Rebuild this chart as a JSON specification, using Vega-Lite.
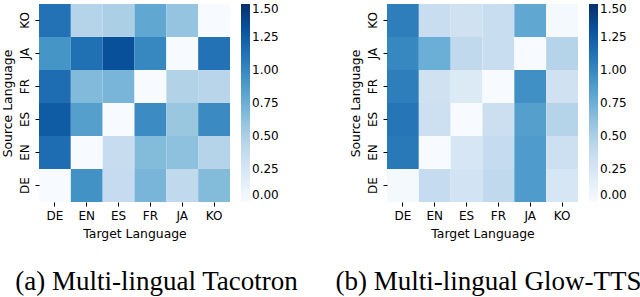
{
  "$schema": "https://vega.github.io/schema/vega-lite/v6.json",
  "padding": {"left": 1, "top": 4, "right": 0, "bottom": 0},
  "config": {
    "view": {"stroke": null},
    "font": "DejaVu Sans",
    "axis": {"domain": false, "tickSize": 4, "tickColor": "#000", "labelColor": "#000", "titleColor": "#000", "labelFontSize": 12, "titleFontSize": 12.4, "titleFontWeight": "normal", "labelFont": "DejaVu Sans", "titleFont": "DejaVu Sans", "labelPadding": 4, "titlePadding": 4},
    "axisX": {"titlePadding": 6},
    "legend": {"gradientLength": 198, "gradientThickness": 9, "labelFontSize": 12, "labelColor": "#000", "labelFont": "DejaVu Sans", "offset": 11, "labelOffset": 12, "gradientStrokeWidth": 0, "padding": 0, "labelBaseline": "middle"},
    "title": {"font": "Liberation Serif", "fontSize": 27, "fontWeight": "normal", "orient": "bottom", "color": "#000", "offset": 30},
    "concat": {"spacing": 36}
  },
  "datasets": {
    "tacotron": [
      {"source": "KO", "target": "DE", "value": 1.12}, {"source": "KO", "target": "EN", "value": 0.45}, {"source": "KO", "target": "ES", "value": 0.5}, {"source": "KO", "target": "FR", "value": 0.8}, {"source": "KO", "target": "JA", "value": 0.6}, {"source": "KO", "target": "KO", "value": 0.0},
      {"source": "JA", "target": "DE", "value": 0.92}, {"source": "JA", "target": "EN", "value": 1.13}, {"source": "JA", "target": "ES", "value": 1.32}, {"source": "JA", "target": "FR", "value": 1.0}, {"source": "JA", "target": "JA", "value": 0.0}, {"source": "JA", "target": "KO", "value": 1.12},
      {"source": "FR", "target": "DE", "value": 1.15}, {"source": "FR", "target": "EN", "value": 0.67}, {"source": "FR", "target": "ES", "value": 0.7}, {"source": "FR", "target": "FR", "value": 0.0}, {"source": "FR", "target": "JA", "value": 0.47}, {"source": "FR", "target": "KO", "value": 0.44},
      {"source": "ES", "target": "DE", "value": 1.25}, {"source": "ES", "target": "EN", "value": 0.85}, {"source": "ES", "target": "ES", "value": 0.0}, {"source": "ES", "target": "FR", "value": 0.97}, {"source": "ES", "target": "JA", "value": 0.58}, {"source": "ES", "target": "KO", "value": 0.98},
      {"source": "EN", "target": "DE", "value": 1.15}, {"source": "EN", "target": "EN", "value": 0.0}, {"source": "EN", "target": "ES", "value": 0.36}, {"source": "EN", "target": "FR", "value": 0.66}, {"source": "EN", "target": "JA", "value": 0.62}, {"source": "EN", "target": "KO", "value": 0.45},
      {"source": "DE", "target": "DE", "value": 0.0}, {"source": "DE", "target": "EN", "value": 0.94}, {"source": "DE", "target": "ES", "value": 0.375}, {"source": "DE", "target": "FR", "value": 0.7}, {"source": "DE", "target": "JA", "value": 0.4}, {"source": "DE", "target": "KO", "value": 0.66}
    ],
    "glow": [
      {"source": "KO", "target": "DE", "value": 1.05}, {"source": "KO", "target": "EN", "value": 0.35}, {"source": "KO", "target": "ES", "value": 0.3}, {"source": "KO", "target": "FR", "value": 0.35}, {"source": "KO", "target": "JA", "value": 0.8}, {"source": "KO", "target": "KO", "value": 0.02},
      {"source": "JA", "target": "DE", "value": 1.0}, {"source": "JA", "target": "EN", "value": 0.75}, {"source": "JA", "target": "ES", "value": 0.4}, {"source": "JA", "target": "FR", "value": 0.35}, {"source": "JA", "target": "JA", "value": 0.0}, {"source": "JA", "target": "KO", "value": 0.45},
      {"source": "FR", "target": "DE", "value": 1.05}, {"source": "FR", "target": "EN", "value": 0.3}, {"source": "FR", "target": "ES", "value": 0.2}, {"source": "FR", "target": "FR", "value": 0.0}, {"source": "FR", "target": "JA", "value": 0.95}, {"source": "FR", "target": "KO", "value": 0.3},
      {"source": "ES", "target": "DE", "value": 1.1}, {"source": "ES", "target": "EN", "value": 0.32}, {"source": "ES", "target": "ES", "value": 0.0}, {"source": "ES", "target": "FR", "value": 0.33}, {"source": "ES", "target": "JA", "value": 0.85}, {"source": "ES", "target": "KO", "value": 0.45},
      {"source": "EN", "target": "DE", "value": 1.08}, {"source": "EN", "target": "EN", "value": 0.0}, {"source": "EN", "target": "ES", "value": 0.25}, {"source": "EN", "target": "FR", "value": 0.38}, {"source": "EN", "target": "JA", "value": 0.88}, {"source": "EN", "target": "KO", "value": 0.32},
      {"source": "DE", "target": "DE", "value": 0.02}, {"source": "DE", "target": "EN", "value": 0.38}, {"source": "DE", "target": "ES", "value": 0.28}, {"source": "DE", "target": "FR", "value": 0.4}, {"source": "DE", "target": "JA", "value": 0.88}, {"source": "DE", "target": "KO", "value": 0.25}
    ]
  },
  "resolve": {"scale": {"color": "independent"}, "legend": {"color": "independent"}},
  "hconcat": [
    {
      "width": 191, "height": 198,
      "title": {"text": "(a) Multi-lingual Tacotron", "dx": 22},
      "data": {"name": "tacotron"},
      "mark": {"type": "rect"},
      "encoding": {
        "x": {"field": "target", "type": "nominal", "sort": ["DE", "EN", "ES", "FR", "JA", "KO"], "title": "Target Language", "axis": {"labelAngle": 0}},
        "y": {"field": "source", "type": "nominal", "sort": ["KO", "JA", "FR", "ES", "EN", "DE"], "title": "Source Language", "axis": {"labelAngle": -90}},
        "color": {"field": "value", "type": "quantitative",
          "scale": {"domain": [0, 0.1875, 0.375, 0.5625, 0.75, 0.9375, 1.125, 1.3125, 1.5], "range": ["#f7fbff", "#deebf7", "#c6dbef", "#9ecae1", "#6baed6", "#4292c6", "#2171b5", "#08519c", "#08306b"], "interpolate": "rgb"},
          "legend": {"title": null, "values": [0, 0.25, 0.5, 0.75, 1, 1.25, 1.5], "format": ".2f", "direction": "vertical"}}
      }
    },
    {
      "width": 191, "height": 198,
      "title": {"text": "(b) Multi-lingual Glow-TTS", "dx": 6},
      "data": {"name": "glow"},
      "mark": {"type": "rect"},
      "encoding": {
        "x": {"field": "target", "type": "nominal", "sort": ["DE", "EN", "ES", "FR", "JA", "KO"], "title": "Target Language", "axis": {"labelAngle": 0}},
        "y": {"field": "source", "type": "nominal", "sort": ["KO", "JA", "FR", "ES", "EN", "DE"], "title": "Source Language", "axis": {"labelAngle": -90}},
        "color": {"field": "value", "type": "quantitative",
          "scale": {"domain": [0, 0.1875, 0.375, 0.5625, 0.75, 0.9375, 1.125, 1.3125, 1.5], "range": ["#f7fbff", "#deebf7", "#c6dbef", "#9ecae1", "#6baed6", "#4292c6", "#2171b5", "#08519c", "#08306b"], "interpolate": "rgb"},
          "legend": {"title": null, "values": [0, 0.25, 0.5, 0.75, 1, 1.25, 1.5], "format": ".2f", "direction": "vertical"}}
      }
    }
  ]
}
■ ■ ■
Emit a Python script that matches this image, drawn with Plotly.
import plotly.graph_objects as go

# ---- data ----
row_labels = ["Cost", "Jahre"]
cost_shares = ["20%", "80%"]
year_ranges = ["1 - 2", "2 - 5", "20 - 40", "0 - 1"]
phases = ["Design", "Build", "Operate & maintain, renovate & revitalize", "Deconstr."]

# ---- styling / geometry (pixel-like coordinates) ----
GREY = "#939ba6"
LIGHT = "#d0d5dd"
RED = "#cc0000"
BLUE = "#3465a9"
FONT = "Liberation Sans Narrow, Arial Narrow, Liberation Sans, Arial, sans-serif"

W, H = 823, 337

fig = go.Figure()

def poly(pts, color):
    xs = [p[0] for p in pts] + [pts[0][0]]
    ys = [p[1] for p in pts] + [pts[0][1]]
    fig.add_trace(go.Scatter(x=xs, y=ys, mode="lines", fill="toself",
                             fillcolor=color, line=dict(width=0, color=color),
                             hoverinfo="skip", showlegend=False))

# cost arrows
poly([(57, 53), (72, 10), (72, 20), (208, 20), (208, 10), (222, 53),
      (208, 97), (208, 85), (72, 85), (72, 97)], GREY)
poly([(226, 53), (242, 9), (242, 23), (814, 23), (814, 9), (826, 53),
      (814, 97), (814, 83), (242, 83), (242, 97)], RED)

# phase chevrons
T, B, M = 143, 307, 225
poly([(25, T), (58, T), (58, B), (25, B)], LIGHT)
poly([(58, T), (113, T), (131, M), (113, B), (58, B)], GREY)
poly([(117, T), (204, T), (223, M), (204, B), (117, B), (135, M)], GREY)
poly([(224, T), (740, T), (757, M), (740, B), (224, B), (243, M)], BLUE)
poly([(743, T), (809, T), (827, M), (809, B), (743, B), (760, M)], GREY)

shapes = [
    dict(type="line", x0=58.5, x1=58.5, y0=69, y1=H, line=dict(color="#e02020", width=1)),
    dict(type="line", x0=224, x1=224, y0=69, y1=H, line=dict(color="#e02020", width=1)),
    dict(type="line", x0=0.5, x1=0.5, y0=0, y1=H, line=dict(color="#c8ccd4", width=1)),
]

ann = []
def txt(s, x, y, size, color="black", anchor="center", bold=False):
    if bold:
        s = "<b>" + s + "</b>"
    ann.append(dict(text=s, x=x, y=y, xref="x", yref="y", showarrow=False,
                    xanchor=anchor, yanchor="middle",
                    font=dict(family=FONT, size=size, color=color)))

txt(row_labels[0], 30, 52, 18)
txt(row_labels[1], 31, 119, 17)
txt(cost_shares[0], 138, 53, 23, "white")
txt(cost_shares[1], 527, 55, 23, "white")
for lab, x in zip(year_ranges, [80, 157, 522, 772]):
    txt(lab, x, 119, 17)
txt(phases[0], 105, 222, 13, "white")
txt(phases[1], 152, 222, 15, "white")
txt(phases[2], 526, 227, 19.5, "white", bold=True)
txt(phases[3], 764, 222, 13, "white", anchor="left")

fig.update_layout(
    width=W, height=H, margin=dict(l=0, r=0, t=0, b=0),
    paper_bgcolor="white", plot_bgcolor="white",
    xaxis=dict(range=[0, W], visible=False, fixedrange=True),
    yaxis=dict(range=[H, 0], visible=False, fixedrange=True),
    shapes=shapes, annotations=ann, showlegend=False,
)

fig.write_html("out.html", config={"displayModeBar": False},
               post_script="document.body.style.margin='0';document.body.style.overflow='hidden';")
■ ■ ■
* **To be done**: Locate all lines in the listing above with the word "this" and copy them.

* **Exercise result**:
Rebuild this chart as a JSON specification, using Vega-Lite.
Emit a Python script that matches this image, drawn with Plotly.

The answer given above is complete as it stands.